The relay token contains:
  • Relay group ID (UUID)
  • Broker URL
Anyone with the token can join your relay group. Best practices:
  • Don’t share tokens publicly
  • Rotate tokens by creating a new relay group
  • Use a private broker for sensitive work

Message Encryption

hcom does not encrypt message content. MQTT transmits messages as plaintext unless you use:
  • TLS/SSL (mqtts://) for transport encryption
  • Private broker on your own network
For sensitive data:
  1. Use a private broker with TLS
  2. Or use a VPN/SSH tunnel to the broker
  3. Or implement application-level encryption (future feature)

Advanced Configuration

Custom Device ID

Device IDs are auto-generated (6 characters, e.g., LAPTOP).

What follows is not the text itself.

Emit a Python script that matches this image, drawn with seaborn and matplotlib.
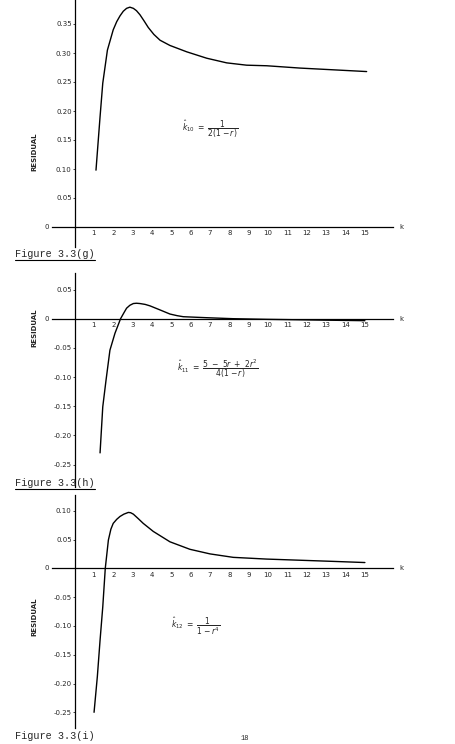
import matplotlib
matplotlib.use("Agg")
import matplotlib.pyplot as plt
import seaborn as sns

# residual curves (k, residual)
k_g = [1.11, 1.32, 1.46, 1.70, 2.0, 2.18, 2.35, 2.52, 2.69, 2.86, 3.04, 3.2, 3.38,
       3.6, 3.81, 4.1, 4.42, 4.93, 5.80, 6.83, 7.86, 8.89, 9.93, 11.65, 13.37, 15.09]
res_g = [0.098, 0.190, 0.248, 0.305, 0.340, 0.354, 0.364, 0.372, 0.377, 0.379,
         0.377, 0.373, 0.366, 0.355, 0.344, 0.332, 0.322, 0.313, 0.302, 0.291,
         0.283, 0.279, 0.278, 0.274, 0.271, 0.268]

k_h = [1.32, 1.46, 1.63, 1.83, 2.09, 2.38, 2.55, 2.69, 2.86, 3.04, 3.2, 3.38,
       3.65, 3.90, 4.42, 4.93, 5.3, 5.62, 6.83, 8.2, 9.93, 12.5, 15.0]
res_h = [-0.230, -0.151, -0.105, -0.054, -0.025, 0.0, 0.010, 0.018, 0.023,
         0.026, 0.0265, 0.026, 0.0245, 0.022, 0.015, 0.008, 0.0052, 0.0034,
         0.0017, 0.0, -0.0011, -0.0023, -0.0034]

k_i = [1.01, 1.18, 1.32, 1.46, 1.59, 1.75, 1.88, 2.0, 2.18, 2.35, 2.55, 2.78,
       2.9, 3.04, 3.3, 3.55, 4.07, 4.93, 5.96, 7.0, 8.2, 9.93, 11.65, 13.37, 15.0]
res_i = [-0.250, -0.188, -0.125, -0.067, 0.0, 0.049, 0.068, 0.078, 0.085, 0.090,
         0.094, 0.097, 0.0965, 0.094, 0.086, 0.078, 0.064, 0.046, 0.033, 0.025,
         0.019, 0.016, 0.014, 0.012, 0.010]

k_ticks = list(range(1, 16))
yticks_g = [0.05, 0.10, 0.15, 0.20, 0.25, 0.30, 0.35]
yticks_h = [0.05, -0.05, -0.10, -0.15, -0.20, -0.25]
yticks_i = [0.10, 0.05, -0.05, -0.10, -0.15, -0.20, -0.25]

formula_g = r"$\hat{k}_{10}\ =\ \dfrac{1}{2(1-r)}$"
formula_h = r"$\hat{k}_{11}\ =\ \dfrac{5\ -\ 5r\ +\ 2r^2}{4(1-r)}$"
formula_i = r"$\hat{k}_{12}\ =\ \dfrac{1}{1-r^4}$"

label_txt = ["Figure 3.3(g)", "Figure 3.3(h)", "Figure 3.3(i)"]

sns.set_style("white")
plt.rcParams["font.family"] = ["DejaVu Sans"]
plt.rcParams["mathtext.fontset"] = "dejavusans"

W, H = 455, 744
fig = plt.figure(figsize=(W / 100, H / 100), dpi=100)

# pixel geometry of the scanned page
X0, PX_PER_K = 74.5, 19.36
XL, XR = 52, 393


def panel(idx, top, bottom, zero, px_per_unit, k, res, yticks, formula, fpos,
          label_y, resid_y, underline):
    ax = fig.add_axes([XL / W, 1 - bottom / H, (XR - XL) / W, (bottom - top) / H])
    ax.set_facecolor("none")
    ax.set_xlim((XL - X0) / PX_PER_K, (XR - X0) / PX_PER_K)
    ax.set_ylim(-(bottom - zero) / px_per_unit, (zero - top) / px_per_unit)
    sns.lineplot(x=k, y=res, ax=ax, color="black", lw=1.0, sort=False, estimator=None)
    for s in ["top", "right"]:
        ax.spines[s].set_visible(False)
    ax.spines["left"].set_position(("data", 0))
    ax.spines["bottom"].set_position(("data", 0))
    for s in ["left", "bottom"]:
        ax.spines[s].set_linewidth(0.9)
        ax.spines[s].set_color("black")
    ax.set_xticks(k_ticks)
    ax.set_xticklabels([str(v) for v in k_ticks], fontsize=5)
    ax.tick_params(axis="x", length=0, pad=2.5)
    ax.set_yticks(yticks)
    ax.set_yticklabels([f"{v:.2f}" for v in yticks], fontsize=5)
    ax.tick_params(axis="y", direction="out", length=1.5, width=0.6, pad=0.5, left=True)
    ax.set_xlabel("")
    ax.set_ylabel("")
    xmin, xmax = ax.get_xlim()
    ax.text(xmin - 0.15, 0, "0", fontsize=5, ha="right", va="center")
    ax.text(xmax + 0.35, 0, "k", fontsize=5, ha="left", va="center")
    ax.text(fpos[0], fpos[1], formula, fontsize=5.5, ha="left", va="center")
    fig.text(34 / W, 1 - resid_y / H, "RESIDUAL", rotation=90, fontsize=5,
             fontweight="bold", ha="center", va="center")
    fig.text(15 / W, 1 - label_y / H, label_txt[idx], fontsize=7.3,
             family="Liberation Mono", ha="left", va="center")
    if underline:
        fig.add_artist(plt.Line2D([15 / W, 95 / W], [1 - (label_y + 6) / H] * 2,
                                  color="black", lw=0.8))
    return ax


panel(0, 0, 247, 227, 580, k_g, res_g, yticks_g, formula_g, (5.55, 0.168), 254, 152, True)
panel(1, 273, 487, 318.7, 583.4, k_h, res_h, yticks_h, formula_h, (5.29, -0.085), 483, 328, True)
panel(2, 495, 728, 568.3, 576, k_i, res_i, yticks_i, formula_i, (4.98, -0.100), 736, 617, False)

# page number at the foot of the page
fig.text(245 / W, 1 - 739 / H, "18", fontsize=5, family="Liberation Mono",
         ha="center", va="center")

fig.savefig("out.png", dpi=100)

To customize: Edit ~/.hcom/relay.device (create if missing):
MY-DESKTOP
Restart daemon:
hcom relay daemon restart

Relay with HCOM_DIR (Sandbox Mode)

Each HCOM_DIR can have its own relay configuration:
# Project A
export HCOM_DIR="$HOME/project-a/.hcom"
hcom relay new

# Project B (different relay group)
export HCOM_DIR="$HOME/project-b/.hcom"
hcom relay new
Agents in different HCOM_DIRs don’t see each other, even on the same device.

Performance

Bandwidth Usage

Typical message sizes:
  • Text message: ~500 bytes
  • Status update: ~200 bytes
  • File edit event: ~300 bytes
Estimate:
  • 100 messages/day ≈ 50 KB/day
  • 1000 messages/day ≈ 500 KB/day
Negligible for most use cases.

Scaling

Public brokers rate-limit connections. For large teams:
  1. Run a private broker (Mosquitto, EMQX, HiveMQ)
  2. Use dedicated relay group per team (separate tokens)
  3. Monitor broker metrics (connections, message rate)

FAQ

Q: Can I use multiple relay groups? No, each hcom instance connects to one relay group at a time. Use separate HCOM_DIRs for multiple groups. Q: What happens if I go offline? Messages are queued locally. When you reconnect, the daemon syncs missed events. Q: Can I relay between different platforms (Linux/Mac/Windows)? Yes, relay works cross-platform. Q: Does relay work with all AI tools? Yes, relay is tool-agnostic. Any hcom-tracked agent syncs. Q: Can I bridge two relay groups? Not currently supported. Each group is isolated.